__WRITTEN REQUEST__
Your task is to retype the lines from the opening of the material through the line that includes "plus 0.5em minus". Do not copy the pictures.

(Dataset records)
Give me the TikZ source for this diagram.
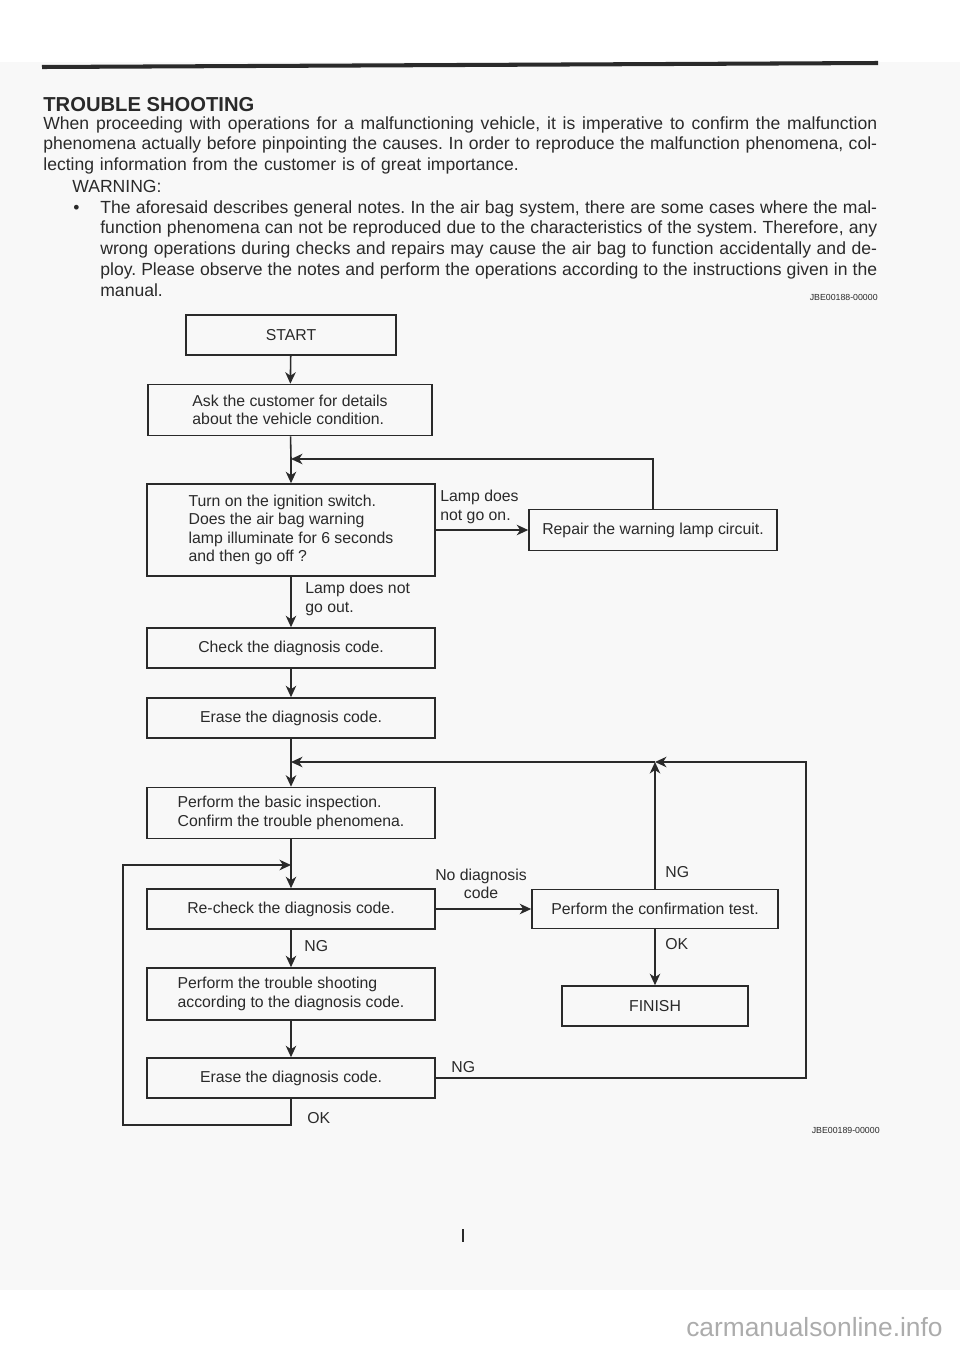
\documentclass[tikz,border=0pt]{standalone}
\usepackage{fontspec}
\setmainfont{Liberation Sans}
\usepackage{xcolor}
\usetikzlibrary{arrows.meta, positioning, calc}
\definecolor{ink}{HTML}{2A2A2A}
\definecolor{paper}{HTML}{F8F8F8}
\newcommand{\fullline}[2]{\leavevmode\hbox to #1{\spaceskip=0.27em plus 0.5em minus 0.08em\relax #2}}

\begin{document}
\begin{tikzpicture}[
    x=0.02cm, y=-0.02cm,
    block/.style={draw=ink, line width=0.9pt, minimum width=5.76cm, minimum height=0.8cm, align=left, font=\fontsize{9}{10.5}\selectfont, text=ink},
    arrow/.style={-{Stealth[length=2.3mm, width=2.1mm, inset=0.7mm]}, line width=0.9pt, draw=ink},
    wire/.style={line width=0.9pt, draw=ink},
    tag/.style={font=\fontsize{9}{10.5}\selectfont, text=ink, align=left, inner sep=0pt},
    body/.style={font=\fontsize{10}{11.9}\selectfont\frenchspacing, text=ink, inner sep=0pt},
    smallcode/.style={font=\fontsize{5}{6}\selectfont, text=ink, inner sep=0pt}
]
\useasboundingbox (0,0) rectangle (960,1346);
\fill[white] (0,0) rectangle (960,1346);
\fill[paper] (0,62) rectangle (960,1290);

% Header
\draw[ink, line width=2.3pt] (42,67) -- (878,63);
\node[body, font=\fontsize{11.5}{13}\bfseries, anchor=base west] (title) at (43,111) {TROUBLE SHOOTING};
\node[body, text width=16.68cm, align=left, anchor=base west] (intro) at (43,129) {%
\fullline{16.68cm}{When proceeding with operations for a malfunctioning vehicle, it is imperative to confirm the malfunction}\\
\fullline{16.68cm}{phenomena actually before pinpointing the causes. In order to reproduce the malfunction phenomena, col-}\\
lecting information from the customer is of great importance.};
\node[body, anchor=base west] (warn) at (72,192) {WARNING:};
\node[body, anchor=base west] (dot) at (73,213) {\textbullet};
\node[body, text width=15.54cm, align=left, anchor=base west] (notes) at (100,213) {%
\fullline{15.54cm}{The aforesaid describes general notes. In the air bag system, there are some cases where the mal-}\\
\fullline{15.54cm}{function phenomena can not be reproduced due to the characteristics of the system. Therefore, any}\\
\fullline{15.54cm}{wrong operations during checks and repairs may cause the air bag to function accidentally and de-}\\
\fullline{15.54cm}{ploy. Please observe the notes and perform the operations according to the instructions given in the}\\
manual.};
\node[smallcode, anchor=base east] (code1) at (878,300) {JBE00188-00000};

% Main column
\node[block, minimum width=4.2cm, align=center] (start) at (291,335) {START};
\node[block, minimum width=5.68cm, minimum height=1.02cm] (ask) at (290,410) {Ask the customer for details\\about the vehicle condition.};
\node[block, minimum height=1.84cm] (turn) at (291,530) {Turn on the ignition switch.\\Does the air bag warning\\lamp illuminate for 6 seconds\\and then go off ?};
\node[block, minimum width=4.96cm, minimum height=0.82cm] (repair) at (653,530) {Repair the warning lamp circuit.};
\node[block] (check) at (291,648) {Check the diagnosis code.};
\node[block] (erase) at (291,718) {Erase the diagnosis code.};
\node[block, minimum height=1.02cm] (basic) at (291,813) {Perform the basic inspection.\\Confirm the trouble phenomena.};
\node[block] (recheck) at (291,909) {Re-check the diagnosis code.};
\node[block, minimum height=1.04cm] (trouble) at (291,994) {Perform the trouble shooting\\according to the diagnosis code.};
\node[block] (erase2) at (291,1078) {Erase the diagnosis code.};

% Right column
\node[block, minimum width=4.92cm, minimum height=0.78cm] (confirm) at (655,909) {Perform the confirmation test.};
\node[block, minimum width=3.72cm, align=center] (finish) at (655,1006) {FINISH};

% Junctions
\coordinate (m1) at (291,459);
\coordinate (m2) at (291,762);
\coordinate (m3) at (291,865);
\coordinate (ngtop) at (655,762);
\coordinate (ret) at (806,762);
\coordinate (back) at (123,1125);

% Connectors
\draw[arrow] (start) -- (ask);
\draw[wire] (ask) -- (m1);
\draw[arrow] (m1) -- (turn);
\draw[arrow] (repair.north) |- (m1);
\draw[arrow] (turn.east) -- (repair.west);
\draw[arrow] (turn) -- (check);
\draw[arrow] (check) -- (erase);
\draw[wire] (erase) -- (m2);
\draw[arrow] (m2) -- (basic);
\draw[wire] (basic) -- (m3);
\draw[arrow] (m3) -- (recheck);
\draw[arrow] (recheck) -- (confirm);
\draw[arrow] (recheck) -- (trouble);
\draw[arrow] (trouble) -- (erase2);
\draw[arrow] (confirm) -- (finish);
\draw[arrow] (confirm.north) -- (ngtop);
\draw[arrow] (erase2.east) -| (ret) -- (ngtop);
\draw[arrow] (ngtop) -- (m2);
\draw[arrow] (erase2.south) |- (back) |- (m3);

% Connector labels
\node[tag, anchor=west] (lampon) at (440,507) {Lamp does\\not go on.};
\node[tag, anchor=west] (lampout) at (305,599) {Lamp does not\\go out.};
\node[tag, align=center] (nocode) at (481,884) {No diagnosis\\code};
\node[tag, anchor=west] (ng1) at (304,946) {NG};
\node[tag, anchor=west] (ng2) at (665,872) {NG};
\node[tag, anchor=west] (ok1) at (665,944) {OK};
\node[tag, anchor=west] (ng3) at (451,1067) {NG};
\node[tag, anchor=west] (ok2) at (307,1118) {OK};

% Footer
\node[smallcode, anchor=base east] (code2) at (880,1133) {JBE00189-00000};
\draw[ink, line width=0.6pt] (463,1229) -- (463,1242);
\node[anchor=base east, inner sep=0pt, text=gray!65, font=\fontsize{15}{18}\selectfont] (mark) at (943,1336) {carmanualsonline.info};
\end{tikzpicture}
\end{document}
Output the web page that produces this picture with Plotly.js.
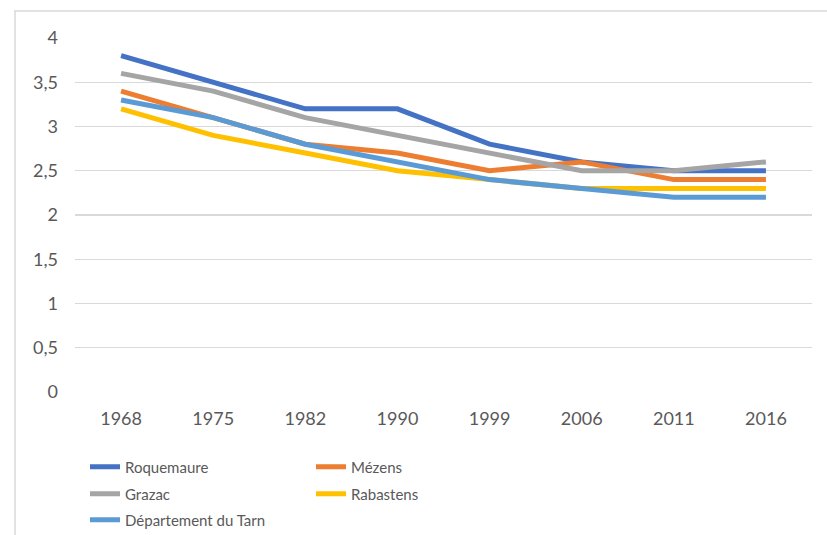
<!DOCTYPE html>
<html>
<head>
<meta charset="utf-8">
<script src="https://cdn.plot.ly/plotly-3.0.1.min.js"></script>
<style>html,body{margin:0;padding:0;background:#fff;}#chart{width:827px;height:535px;}</style>
</head>
<body>
<div id="chart"></div>
<script>
const years = ["1968", "1975", "1982", "1990", "1999", "2006", "2011", "2016"];
const roquemaure = [3.8, 3.5, 3.2, 3.2, 2.8, 2.6, 2.5, 2.5];
const mezens = [3.4, 3.1, 2.8, 2.7, 2.5, 2.6, 2.4, 2.4];
const grazac = [3.6, 3.4, 3.1, 2.9, 2.7, 2.5, 2.5, 2.6];
const rabastens = [3.2, 2.9, 2.7, 2.5, 2.4, 2.3, 2.3, 2.3];
const departement = [3.3, 3.1, 2.8, 2.6, 2.4, 2.3, 2.2, 2.2];
const names = ["Roquemaure", "Mézens", "Grazac", "Rabastens", "Département du Tarn"];
const yTicks = [0, 0.5, 1, 1.5, 2, 2.5, 3, 3.5, 4];

const FONT = "Lato, Liberation Sans, sans-serif";
const series = [roquemaure, mezens, grazac, rabastens, departement];
const colors = ["#4472C4", "#ED7D31", "#A5A5A5", "#FFC000", "#5B9BD5"];
const legendIds = ["legend", "legend", "legend2", "legend2", "legend3"];

const traces = series.map((v, i) => ({
  type: "scatter", mode: "lines", x: years, y: v, name: names[i],
  line: {color: colors[i], width: 5, shape: "linear"},
  legend: legendIds[i], hoverinfo: "skip"
}));

function legendAt(pxY) {
  return {
    orientation: "h", xref: "container", yref: "container",
    x: 85 / 827, xanchor: "left", y: 1 - pxY / 535, yanchor: "middle",
    entrywidth: 181, entrywidthmode: "pixels", traceorder: "normal",
    font: {family: FONT, size: 15, color: "#595959"}, bgcolor: "rgba(0,0,0,0)"
  };
}

const layout = {
  width: 827, height: 535,
  margin: {l: 75, r: 15, t: 38, b: 143, autoexpand: false},
  paper_bgcolor: "#fff", plot_bgcolor: "#fff",
  separators: ", ",
  showlegend: true,
  xaxis: {
    type: "category", range: [-0.5, 7.5], showgrid: false, showline: false, zeroline: false,
    ticks: "", ticklabelstandoff: 14, fixedrange: true,
    tickfont: {family: FONT, size: 18, color: "#595959"}
  },
  yaxis: {
    range: [0, 4], tickvals: yTicks, showgrid: true, gridcolor: "#d9d9d9", gridwidth: 1.3,
    zeroline: false, showline: false, ticks: "", ticklabelstandoff: 16, fixedrange: true,
    tickfont: {family: FONT, size: 18, color: "#595959"}
  },
  legend: legendAt(467),
  legend2: legendAt(494),
  legend3: legendAt(520),
  shapes: [{
    type: "rect", xref: "paper", yref: "paper",
    x0: (15 - 75) / 737, x1: (835 - 75) / 737,
    y0: (392 - 545) / 354, y1: (392 - 11) / 354,
    line: {color: "#d9d9d9", width: 1.5}, fillcolor: "rgba(0,0,0,0)", layer: "below"
  }]
};

Plotly.newPlot("chart", traces, layout, {displayModeBar: false, staticPlot: true});
</script>
</body>
</html>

__FULL RESPONSE__
Give me the TikZ source for this diagram.
\documentclass[tikz,border=0pt]{standalone}
\usepackage{fontspec}
\setmainfont{Liberation Sans}
\usepackage{xcolor}
\usetikzlibrary{arrows.meta, positioning, calc}
\definecolor{ink}{HTML}{2A2A2A}
\definecolor{paper}{HTML}{F8F8F8}
\newcommand{\fullline}[2]{\leavevmode\hbox to #1{\spaceskip=0.27em plus 0.5em minus 0.08em\relax #2}}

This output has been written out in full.